Maine has blogs like Turn Maine Blue and Maine Democrats now organizing locally, how do you plan to interact with the online progressive movement both locally and nationally?
As soon as I formally declare my candidacy, I am looking forward to developing an active and interactive website -- with regular blogging and short video from the campaign about the issues and people we encounter. I also expect we will interact with many of the other blogs (these are both great local ones) -- through our campaign and through our volunteers and supporters.
I am an occasional contributor to the Huffington Post and now that I am fully back in the world of partisan politics, I am looking forward to being a more frequent contributor to this and other blogs. I have a lot on my mind and have learned a great deal during my time in DC and believe that this is a critical time to speak out.
What's your stand on the war in Iraq and dealing with Iran?
I was opposed to the war before it was easy to do so -- back in my race for the US Senate in 2002. Like most candidates, I was being told by our consultants and the Democrats in Washington that we would should not take a stand against the war. Even then in 2001 and 2002, I knew that the war was the wrong approach and that it was going to be critically important to oppose the administration's plans.
I also feared that states like Maine would pay a disproportionate share of losses -- as do other small rural states -- because of the involvement of the National Guard. Unfortunately, this has turned out to be all too true. I have always been opposed to the war, I have been angry about it like so many Americans, and I am deeply worried now about the likelihood of the administration making a disastrous move into Iran. This is one of the most important reasons that I chose to run for Congress.
I have also done some international travel for my work, and am deeply discouraged to see how this misguided administration has done enormous damage to our reputation around the globe. Even with a new Congress and hopefully a very new direction in the White House after 2008, we will have a lot of repair work to do.
There is a huge class of newly Democrats in Congress, what do you think of their performance so far and how would you make an impact?

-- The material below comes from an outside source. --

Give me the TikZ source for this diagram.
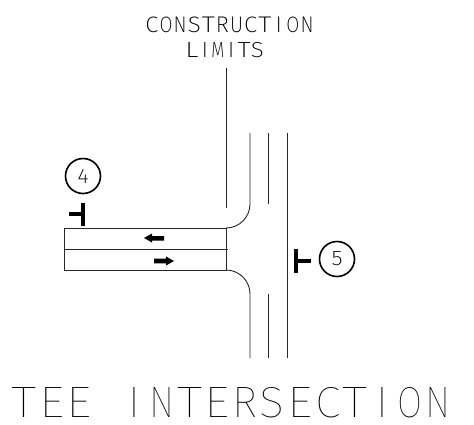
\documentclass[tikz,border=0pt]{standalone}
\usepackage{fontspec}
\usepackage{graphicx}
\newfontfamily\cadfont{Fira Sans ExtraLight}
\newfontfamily\cadthin{Fira Sans Thin}
\makeatletter
% set each letter in a fixed cell, as a plotted CAD lettering does
\newcommand{\cadword}[6]{% font, size, pitch, width, height, letters
  \@tfor\cad@x:=#6\do{%
    \makebox[#3][c]{\fontsize{#2}{#2}#1%
      \if I\cad@x\resizebox{!}{#5}{\cad@x}\else\resizebox{#4}{#5}{\cad@x}\fi}}}
\makeatother
\tikzset{
  road/.style={line width=0.9pt,black!85},
  cadtext/.style={inner sep=0pt,anchor=base},
  bubble/.style={circle,draw,line width=1.6pt,minimum size=35pt,inner sep=0pt},
  barfill/.style={fill=black,draw=none},
  arrowfill/.style={fill=black,draw=none}
}
\begin{document}
\begin{tikzpicture}[x=1pt,y=-1pt]
\useasboundingbox (0,0) rectangle (474,424);
% texts
\node[cadtext] (c1) at (229.5,32) {\cadword{\cadfont}{22pt}{14.1pt}{13pt}{15.5pt}{CONSTRUCTION}};
\node[cadtext] (c2) at (224.5,57) {\cadword{\cadfont}{22pt}{13.1pt}{13pt}{15pt}{LIMITS}};
\node[cadtext] (title) at (231,417) {\cadword{\cadthin}{44pt}{27.6pt}{25pt}{30pt}{TEE}\hspace{27.6pt}\cadword{\cadthin}{44pt}{27.6pt}{25pt}{30pt}{INTERSECTION}};
% bubbles
\node[bubble] (b4) at (83,176) {\cadword{\cadfont}{22pt}{12pt}{11pt}{14pt}{4}};
\node[bubble] (b5) at (337,259) {\cadword{\cadfont}{22pt}{12pt}{11pt}{14pt}{5}};
% leg
\draw[road] (64,228) rectangle (226,270);
\draw[road] (64,249) -- (228,249);
% construction limit
\draw[road] (226,68) -- (226,208);
% main road and returns
\draw[road] (226,228) arc[start angle=90,end angle=0,radius=24] -- (250,133);
\draw[road] (226,270) arc[start angle=-90,end angle=0,radius=24] -- (250,358);
\draw[road] (268,133) -- (268,204);
\draw[road] (268,294) -- (268,358);
\draw[road] (287,133) -- (287,358);
% section marks
\fill[barfill] (81,203) rectangle (85,226);
\fill[barfill] (69,212) rectangle (83,216);
\fill[barfill] (294,249) rectangle (298,273);
\fill[barfill] (296,259) rectangle (311,263);
% arrows
\fill[arrowfill] (144,238) -- (152,233.5) -- (152,236) -- (164,236) -- (164,240.5) -- (152,240.5) -- (152,242.5) -- cycle;
\fill[arrowfill] (174,261) -- (166,256.5) -- (166,258.7) -- (154,258.7) -- (154,263.3) -- (166,263.3) -- (166,265.5) -- cycle;
\end{tikzpicture}
\end{document}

There are some wonderful new people who have been elected -- and some great veteran members who now have their voice and power back again. It is good to finally see a congress that is taking its oversight role more seriously and is willing to fight back on the war and worker's issues. That said, we have a long way to go and this Congress will not enjoy a position of power for very long if the public does not feel that they are showing courage in taking on the problems that concern Americans every day -- the war, the issues of health care in our country, and the loss of good jobs.
I spent eight years in the Maine Senate, where I was never afraid to take on a big fight. I am proud to be one of the first legislators to lead a successful fight on drug pricing with the pharmaceutical manufacturers -- a successful battle that took us all the way to the U.S. Supreme Court. I have also led on environmental issues, for workers, for low-income women seeking education, and on issues of corporate accountability.
I have found that we can't be afraid of bold ideas and taking on the big bully in politics. The people will be with us in these battles. I have learned that it is often the politicians who need to be convinced. I would love to be a force for real change in Washington and certainly wouldn't be shy about making my voice heard. Everyday working Americans are waiting for us to speak up for them and lead on the issues that impact their lives.